In triangle $ABC$, $CD$ is the altitude to $AB$ and $AE$ is the altitude to $BC$. If the lengths of $AB$, $CD$, and $AE$ are known, the length of $DB$ is:


$\textbf{(A)}\ \text{not determined by the information given} \qquad$

$\textbf{(B)}\ \text{determined only if A is an acute angle} \qquad$

$\textbf{(C)}\ \text{determined only if B is an acute angle} \qquad$

$\textbf{(D)}\ \text{determined only in ABC is an acute triangle} \qquad$

$\textbf{(E)}\ \text{none of these is correct}$

Solution

We can actually determine the length of $DB$ no matter what type of angles $A$ and $B$ are.
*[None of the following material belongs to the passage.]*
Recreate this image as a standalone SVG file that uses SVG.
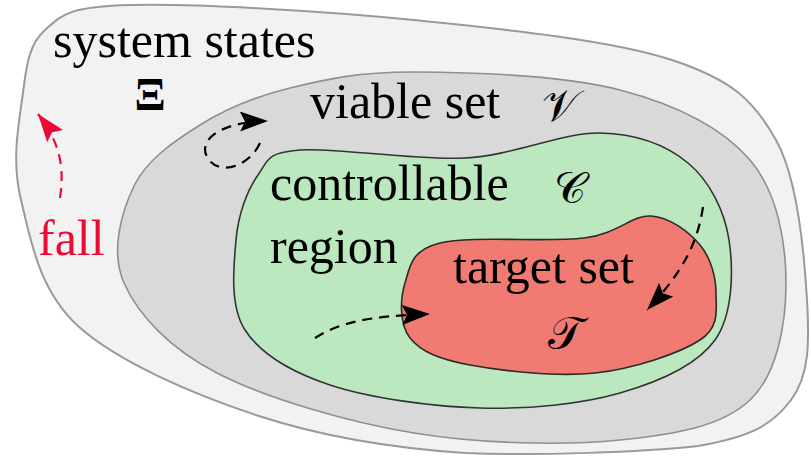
<svg xmlns="http://www.w3.org/2000/svg" width="811" height="460" viewBox="0 0 811 460">
<style>
.dash{fill:none;stroke:#000;stroke-width:2.2;stroke-dasharray:10 7}
</style>
<defs>
<marker id="ah" viewBox="0 0 28 20" refX="28" refY="10" markerWidth="28" markerHeight="20" markerUnits="userSpaceOnUse" orient="auto">
<path d="M0,0 L28,10 L0,20 L5,10 Z" fill="#000"/>
</marker>
<marker id="ahr" viewBox="0 0 28 20" refX="28" refY="10" markerWidth="28" markerHeight="20" markerUnits="userSpaceOnUse" orient="auto">
<path d="M0,0 L28,10 L0,20 L5,10 Z" fill="#ea0a36"/>
</marker>
</defs>
<g id="system-states">
<path d="M21,200 C11.7,162.3 18,128.3 22,100 C26,71.7 27,45.8 45,30 C63,14.2 68.5,6.7 130,5 C191.5,3.3 323.7,10.8 414,20 C504.3,29.2 611.7,40 672,60 C732.3,80 753.5,100 776,140 C798.5,180 804.5,256.7 807,300 C809.5,343.3 809.2,375.7 791,400 C772.8,424.3 752.3,436.7 698,446 C643,452 538,456 465,453 C391.8,448 323.5,437.2 259,416 C194.5,394.8 117.7,362 78,326 C38.3,290 30.3,237.7 21,200 Z" fill="#f2f2f2" stroke="#9a9a9a" stroke-width="2"/>
<text x="53" y="57" font-family="Liberation Serif, serif" font-size="50">system states</text>
<text x="150" y="110" text-anchor="middle" font-family="Liberation Serif, serif" font-size="46" font-weight="bold">Ξ</text>
</g>
<g id="viable-set">
<path d="M414,72 C469,72.3 564,75.3 620,90 C676,104.7 722.3,127.8 750,160 C777.7,192.2 786,243 786,283 C786,323 777.7,373.8 750,400 C722.3,426.2 676,434.5 620,440 C564,445.5 481.2,444.2 414,433 C346.8,421.8 265.3,398 217,373 C168.7,348 137.8,314.2 124,283 C110.2,251.8 121.3,212.3 134,186 C146.7,159.7 174,141.3 200,125 C226,108.7 254.3,96.8 290,88 C325.7,79.2 359,71.7 414,72 Z" fill="#d9d9d9" stroke="#8f8f8f" stroke-width="1.6"/>
<text x="310" y="118" font-family="Liberation Serif, serif" font-size="50">viable set</text>
<text x="560" y="121" text-anchor="middle" font-family="DejaVu Serif, serif" font-size="44">𝒱</text>
</g>
<g id="controllable-region">
<path d="M300,150 C334.5,147.2 415,160.8 465,158 C515,155.2 562.8,132.2 600,133 C637.2,133.8 666.5,145.2 688,163 C709.5,180.8 724.5,210.5 729,240 C733.5,269.5 733.2,314.5 715,340 C696.8,365.5 659.2,381.7 620,393 C580.8,404.3 528.3,409.3 480,408 C431.7,406.7 369.2,398 330,385 C290.8,372 260.7,354.2 245,330 C229.3,305.8 233.8,265.8 236,240 C238.2,214.2 247.3,190 258,175 C268.7,160 265.5,152.8 300,150 Z" fill="#bbe8be" stroke="#333" stroke-width="1.6"/>
<text x="270" y="200" font-family="Liberation Serif, serif" font-size="50">controllable</text>
<text x="270" y="263" font-family="Liberation Serif, serif" font-size="50">region</text>
<text x="570" y="203" text-anchor="middle" font-family="DejaVu Serif, serif" font-size="44">𝒞</text>
</g>
<g id="target-set">
<path d="M440,243 C469.8,235.5 548.8,242.5 584,238 C619.2,233.5 631.7,214.8 651,216 C670.3,217.2 689.2,232.2 700,245 C710.8,257.8 716,277.2 716,293 C716,308.8 720.2,326.7 700,340 C679.8,353.3 633.3,368.8 595,373 C556.7,377.2 500.8,370.8 470,365 C439.2,359.2 420.8,351.7 410,338 C399.2,324.3 400,298.8 405,283 C410,267.2 410.2,250.5 440,243 Z" fill="#f17b73" stroke="#2a2a2a" stroke-width="1.6"/>
<text x="453" y="283" font-family="Liberation Serif, serif" font-size="50">target set</text>
<text x="565" y="349" text-anchor="middle" font-family="DejaVu Serif, serif" font-size="46">𝒯</text>
</g>
<g id="fall-label">
<text x="38" y="255" font-family="Liberation Serif, serif" font-size="50" fill="#ea0a36">fall</text>
</g>
<g id="connectors">
<path class="dash" d="M60,198 C64,170 62,145 38,114" style="stroke:#ea0a36" marker-end="url(#ahr)"/>
<path class="dash" d="M260,143 C250,165 222,176 209,160 C196,143 215,122 268,121" marker-end="url(#ah)"/>
<path class="dash" d="M703,207 C698,240 685,270 647,310" marker-end="url(#ah)"/>
<path class="dash" d="M315,338 C340,322 370,316 430,314" marker-end="url(#ah)"/>
</g>
</svg>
This can be easily proved through considering all possible cases, though for the purposes of this solution, we'll show that we can determine $DB$ if $A$ is an obtuse angle.

Let's see what happens when $A$ is an obtuse angle. $\triangle AEB\sim \triangle CDB$ by SSS, so $\frac{AE}{CD}=\frac{AB}{DB}$. Hence $DB=\frac{AE}{CD\times AB}$. Since we've determined the length of $DB$ even though we have an obtuse angle, $DB$ is not $\bf{only}$ determined by what type of angle $A$ may be. Hence our answer is $\fbox{E}$.